# Your objective:
Exclude the pictures, then copy word for word the lines running from the beginning of the records through the line with "const points = ppiYoY.map((v, i)".

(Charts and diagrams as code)

------------------------------------------------

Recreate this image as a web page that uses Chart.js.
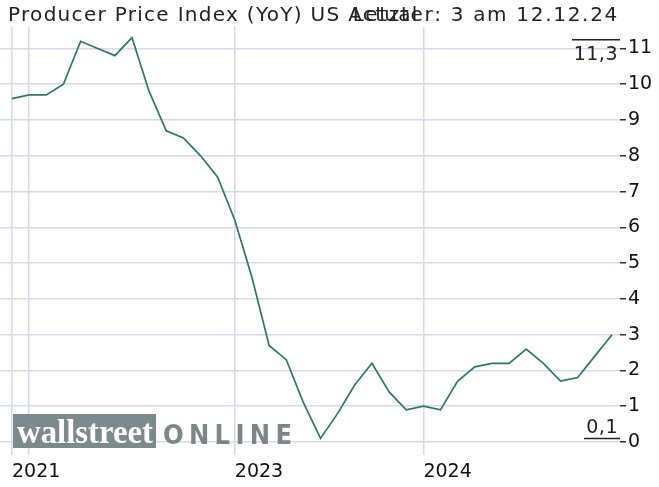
<!DOCTYPE html>
<html><head><meta charset="utf-8">
<script src="https://cdn.jsdelivr.net/npm/chart.js@4.4.1/dist/chart.umd.min.js"></script>
<style>html,body{margin:0;padding:0;background:#fff}#wrap{width:659px;height:487px;position:relative}</style>
</head><body><div id="wrap"><canvas id="c" width="659" height="487"></canvas></div>
<script>
const titleLeft = 'Producer Price Index (YoY) US Actual';
const titleRight = 'Letzter: 3 am 12.12.24';
const ppiYoY = [9.6, 9.7, 9.7, 10.0, 11.2, 11.0, 10.8, 11.3, 9.8, 8.7, 8.5, 8.0, 7.4,
  6.2, 4.6, 2.7, 2.3, 1.1, 0.1, 0.8, 1.6, 2.2, 1.4, 0.9, 1.0,
  0.9, 1.7, 2.1, 2.2, 2.2, 2.6, 2.2, 1.7, 1.8, 2.4, 3.0];
const xTickIndex = [0, 1, 13, 24];
const xTickLabels = ['2021', '', '2023', '2024'];
const yTickValues = [0, 1, 2, 3, 4, 5, 6, 7, 8, 9, 10, 11];
const maxLabel = '11,3';
const minLabel = '0,1';

const FONT = '"DejaVu Sans", Verdana, sans-serif';
const points = ppiYoY.map((v, i) => ({x: i, y: v}));

const extras = {
  id: 'extras',
  beforeDatasetsDraw(chart) {
    const ctx = chart.ctx;
    ctx.save();
    // logo
    ctx.fillStyle = '#7b8b8b';
    ctx.fillRect(13, 414, 143, 34);
    ctx.font = 'bold 34px "Liberation Serif", serif';
    ctx.fillStyle = '#ffffff';
    ctx.textBaseline = 'alphabetic';
    const w = ctx.measureText('wallstreet').width;
    ctx.save();
    ctx.translate(17, 443);
    ctx.scale(136 / w, 1);
    ctx.fillText('wallstreet', 0, 0);
    ctx.restore();
    ctx.font = 'bold 27px ' + FONT;
    ctx.fillStyle = '#7a8787';
    const sx = 0.9;
    const letters = 'ONLINE'.split('');
    const tw = letters.reduce((s, l) => s + ctx.measureText(l).width * sx, 0);
    const gap = (129 - tw) / (letters.length - 1);
    let x = 163;
    letters.forEach(l => {
      ctx.save(); ctx.translate(x, 444); ctx.scale(sx, 1); ctx.fillText(l, 0, 0); ctx.restore();
      x += ctx.measureText(l).width * sx + gap;
    });
    ctx.restore();
  },
  afterDraw(chart) {
    const ctx = chart.ctx;
    const ya = chart.scales.y;
    const right = chart.chartArea.right;
    ctx.save();
    ctx.fillStyle = '#222';
    ctx.font = '20px ' + FONT;
    ctx.textBaseline = 'alphabetic';
    ctx.letterSpacing = '1.3px';
    ctx.textAlign = 'left';
    ctx.fillText(titleLeft, 8, 21);
    ctx.letterSpacing = '1.7px';
    ctx.textAlign = 'right';
    ctx.fillText(titleRight, 619, 21);
    ctx.font = '19px ' + FONT;
    ctx.letterSpacing = '0.5px';
    // max / min markers
    const maxV = Math.max(...ppiYoY), minV = Math.min(...ppiYoY);
    ctx.strokeStyle = '#222';
    ctx.lineWidth = 1.5;
    const yMax = ya.getPixelForValue(maxV) + 2;
    ctx.beginPath(); ctx.moveTo(572, yMax); ctx.lineTo(right, yMax); ctx.stroke();
    ctx.textBaseline = 'top';
    ctx.fillText(maxLabel, 618, yMax + 6);
    const yMin = ya.getPixelForValue(minV);
    ctx.beginPath(); ctx.moveTo(584, yMin); ctx.lineTo(right, yMin); ctx.stroke();
    ctx.textBaseline = 'alphabetic';
    ctx.fillText(minLabel, 618, yMin - 5);
    ctx.restore();
  }
};

new Chart(document.getElementById('c'), {
  type: 'line',
  data: {
    datasets: [{
      data: points,
      borderColor: '#2b7a63',
      borderWidth: 1.7,
      pointRadius: 0,
      tension: 0,
      fill: false
    }]
  },
  options: {
    responsive: false,
    animation: false,
    events: [],
    layout: {padding: {top: 27, left: 0, right: 0, bottom: 0}},
    plugins: {legend: {display: false}, tooltip: {enabled: false}, title: {display: false}},
    scales: {
      x: {
        type: 'linear',
        min: -0.70,
        max: 35.47,
        afterFit(s) { s.height = 45; },
        afterBuildTicks(s) { s.ticks = xTickIndex.map(v => ({value: v})); },
        grid: {color: '#d3d9ef', lineWidth: 1.5, tickLength: 13, tickColor: '#d3d9ef', drawTicks: true},
        border: {display: false},
        ticks: {
          align: 'start',
          padding: 6,
          maxRotation: 0,
          autoSkip: false,
          color: '#111',
          font: {family: FONT, size: 19},
          callback: (v) => { const k = xTickIndex.indexOf(v); return k >= 0 ? xTickLabels[k] : ''; }
        }
      },
      y: {
        position: 'right',
        min: 0,
        max: 11.6,
        afterFit(s) { s.width = 39; },
        afterBuildTicks(s) { s.ticks = yTickValues.map(v => ({value: v})); },
        grid: {color: '#d3d9ef', lineWidth: 1.5, tickLength: 6, tickColor: '#333'},
        border: {display: false},
        ticks: {
          padding: 2,
          color: '#111',
          font: {family: FONT, size: 19},
          callback: (v) => String(v)
        }
      }
    }
  },
  plugins: [extras]
});
</script>
</body></html>
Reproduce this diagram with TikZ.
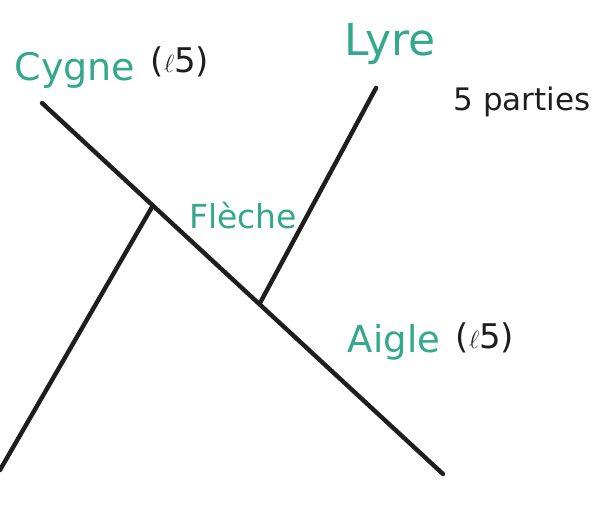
\documentclass[tikz,border=0pt]{standalone}
\usepackage{fontspec}
\setmainfont{DejaVu Sans}
\definecolor{teal1}{RGB}{52,168,140}
\definecolor{ink}{RGB}{30,30,30}
\tikzset{
  stroke/.style={draw=ink,line width=4.4pt,line cap=round},
  star/.style={text=teal1,inner sep=0pt,anchor=base},
  note/.style={text=ink,inner sep=0pt,anchor=base,font=\fontsize{34}{38}\selectfont},
}
\begin{document}
\begin{tikzpicture}[x=1pt,y=-1pt]
\useasboundingbox[fill=white] (0,0) rectangle (613,507);
% skeleton
\coordinate (c1) at (42,103);
\coordinate (c2) at (443,474);
\coordinate (j1) at (152,207);
\coordinate (j2) at (260,303);
\coordinate (l1) at (0,470);
\coordinate (ly) at (376,88);
\draw[stroke] (c1) -- (c2);
\draw[stroke] (j1) -- (l1);
\draw[stroke] (j2) -- (ly);
% labels
\node[star,font=\fontsize{38}{42}\selectfont] (cygne) at (75,80) {Cygne};
\node[note] (n1) at (180,72) {(\ensuremath{\ell}5)};
\node[star,font=\fontsize{44}{48}\selectfont] (lyre) at (390,55) {Lyre};
\node[note,font=\fontsize{31}{35}\selectfont] (parties) at (522,110) {5 parties};
\node[star,font=\fontsize{33}{37}\selectfont] (fleche) at (243,228) {Flèche};
\node[star,font=\fontsize{37}{41}\selectfont] (aigle) at (394,352) {Aigle};
\node[note] (n2) at (485,348) {(\ensuremath{\ell}5)};
\end{tikzpicture}
\end{document}
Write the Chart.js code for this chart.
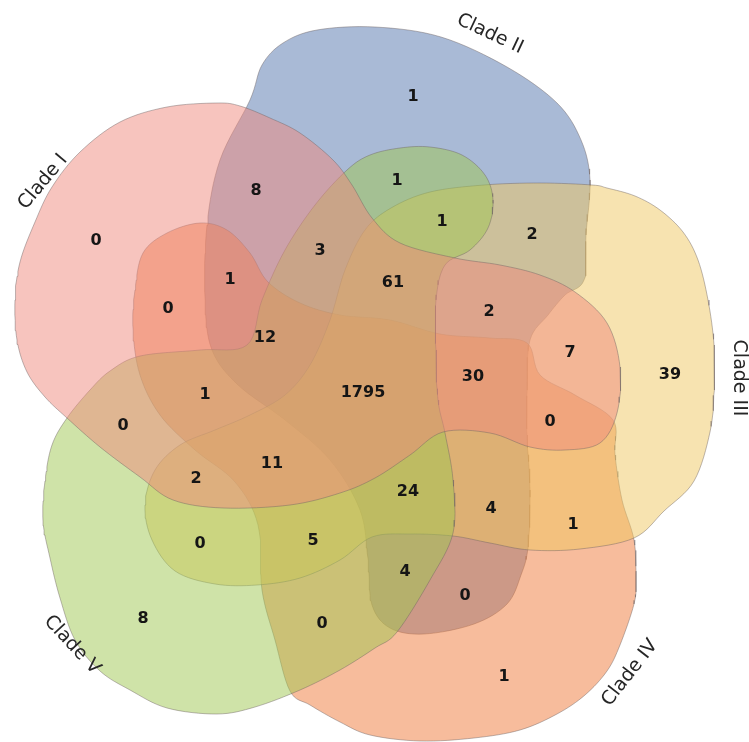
<!DOCTYPE html>
<html><head><meta charset="utf-8">
<script src="https://cdn.jsdelivr.net/npm/chart.js"></script>
<style>html,body{margin:0;padding:0;background:#fff}#wrap{width:749px;height:742px;position:relative}</style>
</head><body><div id="wrap"><canvas id="c" width="749" height="742"></canvas></div>
<script>
// ---- data ----
const setNames = ['Clade I', 'Clade II', 'Clade III', 'Clade IV', 'Clade V'];
const regionMembers = [
  'I', 'II', 'III', 'IV', 'V',
  'I,II', 'II,III', 'III,IV', 'IV,V', 'I,V',
  'I,IV', 'II,V', 'I,III', 'II,IV', 'III,V',
  'I,II,IV', 'II,III,V', 'I,III,IV', 'II,IV,V', 'I,III,V',
  'I,II,V', 'I,II,III', 'II,III,IV', 'III,IV,V', 'I,IV,V',
  'I,II,III,V', 'I,II,III,IV', 'II,III,IV,V', 'I,III,IV,V', 'I,II,IV,V',
  'I,II,III,IV,V'
];
const regionCounts = [
  0, 1, 39, 1, 8,
  8, 2, 1, 0, 0,
  0, 1, 7, 0, 0,
  1, 1, 0, 4, 2,
  3, 2, 4, 5, 1,
  61, 30, 24, 11, 12,
  1795
];

// ---- layout (label anchors, shape outlines, styles) ----
const regionLabelPos = [
  [96,241],[413,97],[670,375],[504,677],[143,619],
  [256,191],[532,235],[573,525],[322,624],[123,426],
  [168,309],[397,181],[570,353],[465,596],[200,544],
  [230,280],[442,222],[550,422],[405,572],[196,479],
  [320,251],[489,312],[491,509],[313,541],[205,395],
  [393,283],[473,377],[408,492],[272,464],[265,338],
  [363,393]
];
const outlineI = [[217,103],[240,106],[270,118],[300,133],[333,160],[352,185],[372,218],[400,243],[455,258],[500,265],[540,275],[575,292],[607,323],[620,367],[617,413],[600,443],[565,450],[530,447],[490,433],[443,432],[410,455],[375,478],[340,493],[290,505],[223,508],[173,500],[140,477],[100,447],[67,418],[45,397],[27,372],[17,340],[15,300],[20,262],[35,222],[52,187],[80,152],[120,122],[167,107]];
const outlineII = [[250,100],[262,65],[283,43],[317,30],[375,27],[441,37],[507,67],[557,103],[581,140],[590,180],[586,235],[584,280],[565,295],[548,315],[530,340],[527,390],[527,435],[530,490],[528,547],[521,575],[507,604],[474,624],[424,634],[390,628],[372,605],[368,560],[360,510],[330,460],[285,420],[238,385],[212,350],[205,300],[207,225],[220,160]];
const outlineIII = [[391,208],[430,192],[484,185],[540,183],[592,185],[607,188],[635,196],[660,210],[683,232],[698,260],[708,300],[714,345],[714,390],[710,432],[694,481],[664,511],[634,538],[580,549],[530,550],[490,543],[453,536],[410,534],[372,537],[340,560],[300,578],[257,585],[215,584],[175,571],[152,540],[145,505],[155,470],[180,445],[215,430],[250,415],[285,395],[310,365],[330,320],[345,270],[365,230]];
const outlineIV = [[143,253],[167,233],[200,223],[227,230],[250,253],[268,282],[300,303],[340,315],[390,320],[440,334],[490,338],[527,343],[540,375],[575,395],[613,420],[615,455],[622,500],[634,540],[636,580],[634,604],[620,645],[607,671],[585,695],[557,714],[520,730],[474,738],[420,741],[370,735],[340,722],[310,705],[290,691],[275,640],[262,590],[258,525],[235,482],[195,450],[160,415],[140,375],[133,330],[135,290]];
const outlineV = [[67,418],[90,390],[110,371],[140,356],[200,350],[247,345],[262,300],[285,250],[315,205],[347,170],[370,155],[400,148],[430,147],[462,155],[485,175],[493,200],[488,228],[470,250],[445,265],[436,300],[436,350],[438,400],[445,433],[453,480],[453,533],[430,580],[397,632],[375,648],[340,670],[300,690],[255,707],[217,714],[167,708],[130,690],[100,671],[75,640],[60,598],[50,558],[43,521],[45,481],[52,445]];
const outlines = [outlineI, outlineII, outlineIII, outlineIV, outlineV];
const setFill = ['rgba(239,137,125,0.5)','rgba(83,117,173,0.5)','rgba(239,199,97,0.5)','rgba(239,121,57,0.5)','rgba(159,199,81,0.5)'];
const setDrawOrder = [1, 5, 3, 4, 2]; // higher drawn first
const setLabelPos = [[43,182],[490,34],[739,378],[630,673],[72,645]];
const setLabelAngle = [-50, 25, 90, -52, 47];

function smoothClosed(pts, steps) {
  const out = [], n = pts.length;
  for (let i = 0; i < n; i++) {
    const p0 = pts[(i - 1 + n) % n], p1 = pts[i], p2 = pts[(i + 1) % n], p3 = pts[(i + 2) % n];
    for (let s = 0; s < steps; s++) {
      const t = s / steps, t2 = t * t, t3 = t2 * t;
      const f = k => 0.5 * (2 * p1[k] + (-p0[k] + p2[k]) * t + (2 * p0[k] - 5 * p1[k] + 4 * p2[k] - p3[k]) * t2 + (-p0[k] + 3 * p1[k] - 3 * p2[k] + p3[k]) * t3);
      out.push({x: f(0), y: f(1)});
    }
  }
  out.push(out[0]);
  return out;
}

const datasets = setNames.map((name, i) => ({
  label: name,
  data: smoothClosed(outlines[i], 8),
  showLine: true,
  fill: 'shape',
  backgroundColor: setFill[i],
  borderColor: 'rgba(110,100,100,0.45)',
  borderWidth: 1,
  pointRadius: 0,
  pointHoverRadius: 0,
  tension: 0,
  order: setDrawOrder[i]
}));

const textPlugin = {
  id: 'vennText',
  afterDatasetsDraw(chart) {
    const {ctx, scales: {x, y}} = chart;
    ctx.save();
    ctx.fillStyle = '#151515';
    ctx.textAlign = 'center';
    ctx.textBaseline = 'middle';
    ctx.font = 'bold 16px "DejaVu Sans", Verdana, sans-serif';
    regionCounts.forEach((c, i) => {
      ctx.fillText(String(c), x.getPixelForValue(regionLabelPos[i][0]), y.getPixelForValue(regionLabelPos[i][1]));
    });
    ctx.font = '19px "DejaVu Sans", Verdana, sans-serif';
    ctx.fillStyle = '#262626';
    setNames.forEach((n, i) => {
      ctx.save();
      ctx.translate(x.getPixelForValue(setLabelPos[i][0]), y.getPixelForValue(setLabelPos[i][1]));
      ctx.rotate(setLabelAngle[i] * Math.PI / 180);
      ctx.fillText(n, 0, 0);
      ctx.restore();
    });
    ctx.restore();
  }
};

new Chart(document.getElementById('c'), {
  type: 'scatter',
  data: {datasets},
  options: {
    responsive: false,
    animation: false,
    devicePixelRatio: 1,
    layout: {padding: 0},
    scales: {
      x: {type: 'linear', min: 0, max: 749, display: false},
      y: {type: 'linear', min: 0, max: 742, reverse: true, display: false}
    },
    plugins: {legend: {display: false}, tooltip: {enabled: false}}
  },
  plugins: [textPlugin]
});
</script>
</body></html>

------------------------------------------------

# Right answer:
Recreate this image as a web page that uses Chart.js.
<!DOCTYPE html>
<html><head><meta charset="utf-8">
<script src="https://cdn.jsdelivr.net/npm/chart.js@4.4.1/dist/chart.umd.min.js"></script>
<style>html,body{margin:0;padding:0;background:#fff}#wrap{width:659px;height:487px;position:relative}</style>
</head><body><div id="wrap"><canvas id="c" width="659" height="487"></canvas></div>
<script>
const titleLeft = 'Producer Price Index (YoY) US Actual';
const titleRight = 'Letzter: 3 am 12.12.24';
const ppiYoY = [9.6, 9.7, 9.7, 10.0, 11.2, 11.0, 10.8, 11.3, 9.8, 8.7, 8.5, 8.0, 7.4,
  6.2, 4.6, 2.7, 2.3, 1.1, 0.1, 0.8, 1.6, 2.2, 1.4, 0.9, 1.0,
  0.9, 1.7, 2.1, 2.2, 2.2, 2.6, 2.2, 1.7, 1.8, 2.4, 3.0];
const xTickIndex = [0, 1, 13, 24];
const xTickLabels = ['2021', '', '2023', '2024'];
const yTickValues = [0, 1, 2, 3, 4, 5, 6, 7, 8, 9, 10, 11];
const maxLabel = '11,3';
const minLabel = '0,1';

const FONT = '"DejaVu Sans", Verdana, sans-serif';
const points = ppiYoY.map((v, i) => ({x: i, y: v}));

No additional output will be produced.